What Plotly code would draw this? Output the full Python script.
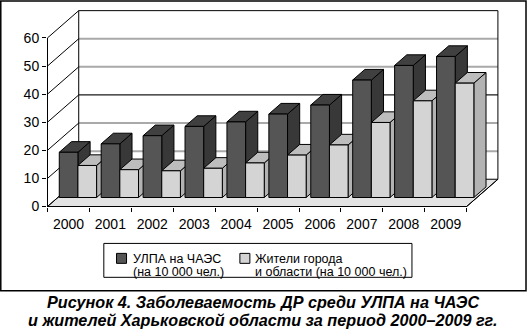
import plotly.graph_objects as go

# ---------------- data ----------------
years = ["2000", "2001", "2002", "2003", "2004", "2005", "2006", "2007", "2008", "2009"]
ulpa = [16.1, 19.1, 22.0, 25.3, 26.9, 29.7, 32.9, 41.8, 47.0, 50.2]
residents = [11.4, 9.9, 9.5, 10.4, 12.3, 15.1, 18.7, 26.7, 34.4, 40.7]
y_ticks = [0, 10, 20, 30, 40, 50, 60]
legend_lines = [["УЛПА на ЧАЭС", "(на 10 000 чел.)"],
                ["Жители города", "и области (на 10 000 чел.)"]]
caption_lines = ["Рисунок 4. Заболеваемость ДР среди УЛПА на ЧАЭС",
                 "и жителей Харьковской области за период 2000–2009 гг."]

# ---------------- styling / geometry ----------------
W_PX, H_PX = 527, 330
L, R, T, B = 47.2, 505.0, 8.0, 207.5       # plot area in px
X0, CW = 47.7, 41.9                          # px of category 0, px per category
Y0, VS = 207.0, 2.817                        # px of value 0, px per value unit
u_min, u_max = (L - X0) / CW, (R - X0) / CW
v_min, v_max = (Y0 - B) / VS, (Y0 - T) / VS

DU, DV = 0.745, 9.7        # depth offset of the floor in axis units
F0, FD = 0.33, 0.39        # bar front depth fraction and bar depth fraction
OFF, BW = 0.035, 0.445     # bar offset inside category and bar width
VMAX = 60
N = len(years)

colors = [
    dict(front="#555555", top="#404040", side="#383838"),
    dict(front="#d4d4d4", top="#bdbdbd", side="#b3b3b3"),
]
FONT = "Liberation Sans, Arial, sans-serif"


def px_to_paper_x(px):
    return (px - L) / (R - L)


def px_to_paper_y(py):
    return (B - py) / (B - T)


def path(pts):
    return "M" + " L".join(f"{x:.4f},{y:.4f}" for x, y in pts) + " Z"


shapes = []


def line(x0, y0, x1, y1, color="black", width=1):
    shapes.append(dict(type="line", xref="x", yref="y", x0=x0, y0=y0, x1=x1, y1=y1,
                       line=dict(color=color, width=width), layer="below"))


# floor
shapes.append(dict(type="path", xref="x", yref="y",
                   path=path([(0, 0), (N, 0), (N + DU, DV), (DU, DV)]),
                   fillcolor="#e3e3e3", line=dict(color="black", width=1), layer="below"))
# back wall grid lines
for v in y_ticks[1:-1]:
    if v == 30:
        line(DU, v + DV, N + DU, v + DV, color="#1a1a1a", width=1.2)
    else:
        line(DU, v + DV, N + DU, v + DV, color="#a9a9a9", width=2)
# back wall edges
line(DU, VMAX + DV, N + DU, VMAX + DV)
line(N + DU, DV, N + DU, VMAX + DV)
line(DU, DV, DU, VMAX + DV)
# left wall diagonals
for v in y_ticks:
    line(0, v, DU, v + DV)
# front axes
line(0, 0, 0, VMAX)
line(0, 0, N, 0)
line(N, 0, N + DU, DV)

series = [ulpa, residents]
side_shapes, top_shapes = [], []
traces = []
for k, vals in enumerate(series):
    xs = []
    for i, val in enumerate(vals):
        xl = i + OFF + k * BW + F0 * DU
        xr = xl + BW
        vb = F0 * DV
        vt = vb + val
        ddx, ddy = FD * DU, FD * DV
        xs.append(xl + BW / 2)
        side_shapes.append(dict(type="path", xref="x", yref="y",
                                path=path([(xr, vb), (xr, vt), (xr + ddx, vt + ddy), (xr + ddx, vb + ddy)]),
                                fillcolor=colors[k]["side"], line=dict(color="black", width=1), layer="below"))
        top_shapes.append(dict(type="path", xref="x", yref="y",
                               path=path([(xl, vt), (xr, vt), (xr + ddx, vt + ddy), (xl + ddx, vt + ddy)]),
                               fillcolor=colors[k]["top"], line=dict(color="black", width=1), layer="below"))
    traces.append(go.Bar(x=xs, y=vals, base=F0 * DV, width=BW,
                         name=" ".join(legend_lines[k]), showlegend=False,
                         marker=dict(color=colors[k]["front"], line=dict(color="black", width=1)),
                         hoverinfo="skip"))
shapes += side_shapes + top_shapes

# outer frame
shapes.append(dict(type="rect", xref="paper", yref="paper",
                   x0=px_to_paper_x(1), x1=px_to_paper_x(526),
                   y0=px_to_paper_y(291.5), y1=px_to_paper_y(1),
                   line=dict(color="black", width=1.5), fillcolor="rgba(0,0,0,0)", layer="below"))

# legend (box, swatches, text)
shapes.append(dict(type="rect", xref="paper", yref="paper",
                   x0=px_to_paper_x(104), x1=px_to_paper_x(412),
                   y0=px_to_paper_y(278), y1=px_to_paper_y(244),
                   line=dict(color="black", width=1), fillcolor="white", layer="above"))
legend_swatch_x = [116.7, 240.0]
legend_text_x = [131.5, 253.5]
annotations = []
for k in range(2):
    shapes.append(dict(type="rect", xref="paper", yref="paper",
                       x0=px_to_paper_x(legend_swatch_x[k]), x1=px_to_paper_x(legend_swatch_x[k] + 10),
                       y0=px_to_paper_y(264), y1=px_to_paper_y(254),
                       line=dict(color="black", width=1), fillcolor=colors[k]["front"], layer="above"))
    for j, txt in enumerate(legend_lines[k]):
        annotations.append(dict(text=txt, xref="paper", yref="paper",
                                x=px_to_paper_x(legend_text_x[k]), y=px_to_paper_y(259.5 + 12.7 * j),
                                xanchor="left", yanchor="middle", showarrow=False,
                                font=dict(family=FONT, size=12.5, color="black")))

for j, txt in enumerate(caption_lines):
    annotations.append(dict(text=f"<b><i>{txt}</i></b>", xref="paper", yref="paper",
                            x=px_to_paper_x(263.5), y=px_to_paper_y(303.2 + 17.6 * j),
                            xanchor="center", yanchor="middle", showarrow=False,
                            font=dict(family=FONT, size=16.2, color="black")))

fig = go.Figure(traces)
fig.update_layout(
    width=W_PX, height=H_PX,
    margin=dict(l=L, r=W_PX - R, t=T, b=H_PX - B, pad=0),
    paper_bgcolor="white", plot_bgcolor="white",
    barmode="overlay",
    shapes=shapes,
    annotations=annotations,
    font=dict(family=FONT, color="black"),
    showlegend=False,
    xaxis=dict(range=[u_min, u_max], tickmode="array",
               tickvals=[i + 0.5 for i in range(N)], ticktext=years,
               ticks="outside", ticklen=4, tickcolor="rgba(0,0,0,0)",
               minor=dict(tickmode="array", tickvals=list(range(N + 1)), ticks="outside",
                          ticklen=4, tickcolor="black", tickwidth=1, showgrid=False),
               showgrid=False, zeroline=False, showline=False, automargin=False,
               tickfont=dict(family=FONT, size=14, color="black"), fixedrange=True),
    yaxis=dict(range=[v_min, v_max], tickmode="array", tickvals=y_ticks,
               ticks="outside", ticklen=4, tickcolor="black", tickwidth=1,
               showgrid=False, zeroline=False, showline=False, automargin=False,
               tickfont=dict(family=FONT, size=14, color="black"), fixedrange=True),
)

fig.write_html("out.html")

[STATED EXERCISE]: Return only the lines running from the top of the data to the line that holds "жителей Харьковской области". Include both of those lines, but skip the pictures.

[COMPLETE RESPONSE]:
What Plotly code would draw this? Output the full Python script.
import plotly.graph_objects as go

# ---------------- data ----------------
years = ["2000", "2001", "2002", "2003", "2004", "2005", "2006", "2007", "2008", "2009"]
ulpa = [16.1, 19.1, 22.0, 25.3, 26.9, 29.7, 32.9, 41.8, 47.0, 50.2]
residents = [11.4, 9.9, 9.5, 10.4, 12.3, 15.1, 18.7, 26.7, 34.4, 40.7]
y_ticks = [0, 10, 20, 30, 40, 50, 60]
legend_lines = [["УЛПА на ЧАЭС", "(на 10 000 чел.)"],
                ["Жители города", "и области (на 10 000 чел.)"]]
caption_lines = ["Рисунок 4. Заболеваемость ДР среди УЛПА на ЧАЭС",
                 "и жителей Харьковской области за период 2000–2009 гг."]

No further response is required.